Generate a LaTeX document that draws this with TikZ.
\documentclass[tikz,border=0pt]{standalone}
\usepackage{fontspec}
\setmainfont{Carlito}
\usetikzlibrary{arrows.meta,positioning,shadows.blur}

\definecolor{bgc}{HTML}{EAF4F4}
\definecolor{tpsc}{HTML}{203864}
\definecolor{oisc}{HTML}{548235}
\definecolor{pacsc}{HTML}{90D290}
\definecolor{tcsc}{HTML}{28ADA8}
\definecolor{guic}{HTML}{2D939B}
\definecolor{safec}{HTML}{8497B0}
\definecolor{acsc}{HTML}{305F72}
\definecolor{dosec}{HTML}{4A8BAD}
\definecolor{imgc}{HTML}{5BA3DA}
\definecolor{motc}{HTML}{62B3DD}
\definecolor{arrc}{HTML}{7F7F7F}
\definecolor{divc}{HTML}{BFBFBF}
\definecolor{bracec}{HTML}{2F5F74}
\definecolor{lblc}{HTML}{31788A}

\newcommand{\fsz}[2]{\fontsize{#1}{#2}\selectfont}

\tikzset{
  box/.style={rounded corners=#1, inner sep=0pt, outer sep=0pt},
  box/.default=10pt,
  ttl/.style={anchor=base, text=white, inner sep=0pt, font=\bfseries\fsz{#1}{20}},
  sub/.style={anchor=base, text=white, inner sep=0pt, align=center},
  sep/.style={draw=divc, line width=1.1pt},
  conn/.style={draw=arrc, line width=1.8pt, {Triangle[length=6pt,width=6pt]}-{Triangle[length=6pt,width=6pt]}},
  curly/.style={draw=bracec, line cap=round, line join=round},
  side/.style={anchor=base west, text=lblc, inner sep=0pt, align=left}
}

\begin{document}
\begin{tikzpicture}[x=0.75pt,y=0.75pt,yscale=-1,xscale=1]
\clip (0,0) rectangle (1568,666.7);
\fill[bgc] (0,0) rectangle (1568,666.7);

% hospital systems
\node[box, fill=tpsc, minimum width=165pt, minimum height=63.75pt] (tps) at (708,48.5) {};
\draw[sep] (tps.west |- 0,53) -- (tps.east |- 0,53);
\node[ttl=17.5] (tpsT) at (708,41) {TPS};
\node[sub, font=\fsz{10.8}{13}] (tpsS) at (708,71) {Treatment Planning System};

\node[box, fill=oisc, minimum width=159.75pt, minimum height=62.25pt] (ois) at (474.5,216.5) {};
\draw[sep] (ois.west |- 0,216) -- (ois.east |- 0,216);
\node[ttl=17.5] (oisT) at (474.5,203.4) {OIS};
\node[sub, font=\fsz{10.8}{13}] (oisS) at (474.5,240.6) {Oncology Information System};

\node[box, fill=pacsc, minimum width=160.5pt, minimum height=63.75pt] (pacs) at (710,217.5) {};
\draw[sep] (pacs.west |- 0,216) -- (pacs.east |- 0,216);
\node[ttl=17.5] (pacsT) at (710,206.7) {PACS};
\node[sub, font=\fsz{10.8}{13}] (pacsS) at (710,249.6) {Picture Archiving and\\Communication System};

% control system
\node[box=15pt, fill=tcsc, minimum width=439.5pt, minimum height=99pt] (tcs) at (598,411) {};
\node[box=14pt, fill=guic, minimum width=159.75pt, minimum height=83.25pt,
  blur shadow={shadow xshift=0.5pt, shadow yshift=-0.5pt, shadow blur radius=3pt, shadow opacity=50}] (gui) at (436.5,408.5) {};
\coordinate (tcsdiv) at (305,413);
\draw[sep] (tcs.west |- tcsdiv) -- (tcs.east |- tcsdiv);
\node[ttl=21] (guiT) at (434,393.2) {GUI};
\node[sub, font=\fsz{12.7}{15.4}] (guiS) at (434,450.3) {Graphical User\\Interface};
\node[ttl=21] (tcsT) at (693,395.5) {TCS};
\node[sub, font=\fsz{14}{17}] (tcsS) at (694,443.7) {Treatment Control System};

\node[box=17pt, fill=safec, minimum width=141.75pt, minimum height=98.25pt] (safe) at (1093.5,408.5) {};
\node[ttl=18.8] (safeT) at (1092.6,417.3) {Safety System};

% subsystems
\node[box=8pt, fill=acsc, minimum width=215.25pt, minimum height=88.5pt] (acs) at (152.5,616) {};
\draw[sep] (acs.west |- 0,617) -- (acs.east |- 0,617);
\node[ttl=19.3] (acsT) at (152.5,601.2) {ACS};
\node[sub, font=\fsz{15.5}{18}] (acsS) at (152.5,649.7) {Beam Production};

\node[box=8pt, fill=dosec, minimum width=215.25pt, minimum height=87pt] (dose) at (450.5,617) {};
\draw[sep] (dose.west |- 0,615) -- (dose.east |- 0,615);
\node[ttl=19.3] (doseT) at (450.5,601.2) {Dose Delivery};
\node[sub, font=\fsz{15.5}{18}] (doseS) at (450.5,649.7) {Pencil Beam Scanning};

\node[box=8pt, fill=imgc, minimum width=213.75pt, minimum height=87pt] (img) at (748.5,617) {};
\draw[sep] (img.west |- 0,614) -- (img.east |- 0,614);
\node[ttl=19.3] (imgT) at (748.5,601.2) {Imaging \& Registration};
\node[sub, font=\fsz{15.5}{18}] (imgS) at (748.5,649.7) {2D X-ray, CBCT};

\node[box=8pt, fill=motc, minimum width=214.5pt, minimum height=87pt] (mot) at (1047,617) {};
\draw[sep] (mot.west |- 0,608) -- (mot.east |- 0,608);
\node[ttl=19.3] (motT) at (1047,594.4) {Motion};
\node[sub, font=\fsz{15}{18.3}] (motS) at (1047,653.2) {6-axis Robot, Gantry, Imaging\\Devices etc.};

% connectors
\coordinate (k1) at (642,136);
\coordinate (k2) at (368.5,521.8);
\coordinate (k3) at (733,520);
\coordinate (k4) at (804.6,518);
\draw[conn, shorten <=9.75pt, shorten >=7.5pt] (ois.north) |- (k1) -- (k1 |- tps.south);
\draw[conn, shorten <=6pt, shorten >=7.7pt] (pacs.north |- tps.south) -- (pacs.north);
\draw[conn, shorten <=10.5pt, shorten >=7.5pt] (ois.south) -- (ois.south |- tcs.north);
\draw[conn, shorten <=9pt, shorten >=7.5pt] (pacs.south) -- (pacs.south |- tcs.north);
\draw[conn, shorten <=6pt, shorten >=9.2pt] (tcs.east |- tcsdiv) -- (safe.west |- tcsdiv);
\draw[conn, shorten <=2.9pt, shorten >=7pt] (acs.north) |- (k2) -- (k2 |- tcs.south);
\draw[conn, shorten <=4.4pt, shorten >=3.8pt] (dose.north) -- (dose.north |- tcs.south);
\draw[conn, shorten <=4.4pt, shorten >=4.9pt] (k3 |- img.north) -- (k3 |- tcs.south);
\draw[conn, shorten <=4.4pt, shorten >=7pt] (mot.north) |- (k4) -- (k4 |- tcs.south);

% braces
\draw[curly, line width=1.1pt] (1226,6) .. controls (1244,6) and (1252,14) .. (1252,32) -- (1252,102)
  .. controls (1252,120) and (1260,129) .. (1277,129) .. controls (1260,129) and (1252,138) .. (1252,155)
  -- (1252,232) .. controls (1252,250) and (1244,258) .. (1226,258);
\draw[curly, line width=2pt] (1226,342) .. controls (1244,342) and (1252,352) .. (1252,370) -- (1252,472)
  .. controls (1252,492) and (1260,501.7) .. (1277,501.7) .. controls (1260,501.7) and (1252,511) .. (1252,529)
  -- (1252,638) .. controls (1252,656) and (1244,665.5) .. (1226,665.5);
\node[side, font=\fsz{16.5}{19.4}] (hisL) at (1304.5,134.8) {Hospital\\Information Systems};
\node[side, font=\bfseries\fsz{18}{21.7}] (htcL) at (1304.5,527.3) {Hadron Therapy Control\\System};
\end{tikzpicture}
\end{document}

**TASK**
Print, please, the lines above from the very first through the one that holds "(oisS) at (474.5,240.6)", both included, word for word and with nothing else.

**EXERCISE ANSWER**
Generate a LaTeX document that draws this with TikZ.
\documentclass[tikz,border=0pt]{standalone}
\usepackage{fontspec}
\setmainfont{Carlito}
\usetikzlibrary{arrows.meta,positioning,shadows.blur}

\definecolor{bgc}{HTML}{EAF4F4}
\definecolor{tpsc}{HTML}{203864}
\definecolor{oisc}{HTML}{548235}
\definecolor{pacsc}{HTML}{90D290}
\definecolor{tcsc}{HTML}{28ADA8}
\definecolor{guic}{HTML}{2D939B}
\definecolor{safec}{HTML}{8497B0}
\definecolor{acsc}{HTML}{305F72}
\definecolor{dosec}{HTML}{4A8BAD}
\definecolor{imgc}{HTML}{5BA3DA}
\definecolor{motc}{HTML}{62B3DD}
\definecolor{arrc}{HTML}{7F7F7F}
\definecolor{divc}{HTML}{BFBFBF}
\definecolor{bracec}{HTML}{2F5F74}
\definecolor{lblc}{HTML}{31788A}

\newcommand{\fsz}[2]{\fontsize{#1}{#2}\selectfont}

\tikzset{
  box/.style={rounded corners=#1, inner sep=0pt, outer sep=0pt},
  box/.default=10pt,
  ttl/.style={anchor=base, text=white, inner sep=0pt, font=\bfseries\fsz{#1}{20}},
  sub/.style={anchor=base, text=white, inner sep=0pt, align=center},
  sep/.style={draw=divc, line width=1.1pt},
  conn/.style={draw=arrc, line width=1.8pt, {Triangle[length=6pt,width=6pt]}-{Triangle[length=6pt,width=6pt]}},
  curly/.style={draw=bracec, line cap=round, line join=round},
  side/.style={anchor=base west, text=lblc, inner sep=0pt, align=left}
}

\begin{document}
\begin{tikzpicture}[x=0.75pt,y=0.75pt,yscale=-1,xscale=1]
\clip (0,0) rectangle (1568,666.7);
\fill[bgc] (0,0) rectangle (1568,666.7);

% hospital systems
\node[box, fill=tpsc, minimum width=165pt, minimum height=63.75pt] (tps) at (708,48.5) {};
\draw[sep] (tps.west |- 0,53) -- (tps.east |- 0,53);
\node[ttl=17.5] (tpsT) at (708,41) {TPS};
\node[sub, font=\fsz{10.8}{13}] (tpsS) at (708,71) {Treatment Planning System};

\node[box, fill=oisc, minimum width=159.75pt, minimum height=62.25pt] (ois) at (474.5,216.5) {};
\draw[sep] (ois.west |- 0,216) -- (ois.east |- 0,216);
\node[ttl=17.5] (oisT) at (474.5,203.4) {OIS};
\node[sub, font=\fsz{10.8}{13}] (oisS) at (474.5,240.6) {Oncology Information System};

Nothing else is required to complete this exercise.